I have not been able to find any newspaper reviews on first broadcast, although, according to the notes accompanying the DVD, it was slated by the critics on Late Night Line Up. Unusually for this period the story was repeated on 22 July 1966. In The Times their anonymous televison critic wrote:
Science fiction, as distinct from essays in the supernatural, is difficult to handle on television, as was demonstarted by BBC 2 last night. this story by John Wyndham is placed on Mars and Venus after the disintegration of the earth, but for film purposes the strain on credulity is always too great. The medium is too limited for effects of costume and lighting to do the trick; and if the leading earthman, nicely played by Terence Morgan, succumbed in the end to the charms of a Martian maiden, the romance remained essentially earthbound. A few surviving space ships have left colonies of earthmen on the two planets, and inferences are no doubt invited by the picture of Venus turned into a slave state by the tyrants in power.

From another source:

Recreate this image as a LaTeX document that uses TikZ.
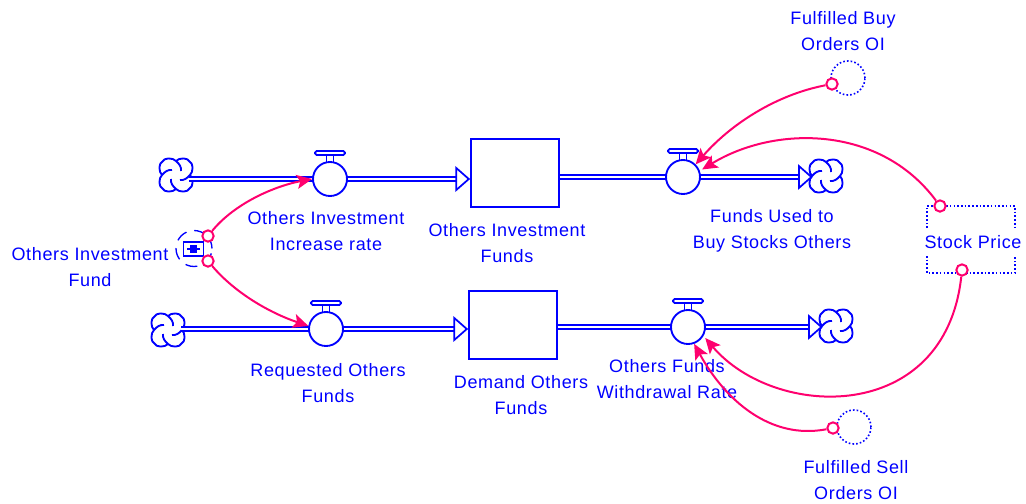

Life on Mars, is by contrast is primitive and gentle; our earthmen, having had a taste of Venus and its “work, obedience and progress,” finds that Martian simplicities have their consolation. As directed by Peter Potter, it was a slick piece of spoofing if we must have that sort of thing.
Where else have I seen the cast?
Terence Morgan appeared in Laurence Olivier’s film of Hamlet (1948) as Laertes. He played the title role in the television series Sir Francis Drake (1961-1962 in which Roger Delgado also appeared as a Spanish nobleman. (I used to watch this, aged 6!)
Jesscia Dunning appeared in another episode of Out of the Unknown, “Lamda 1” (1966).
Hannah Gordon appeared in the Doctor Who serial, “The Highlanders” (1966) as Kirsty.
George Pastell (also known as Niko Pastellides) memorably played the unhinged Eric Klieg in the Doctor Who serial “The Tomb of the Cybermen”.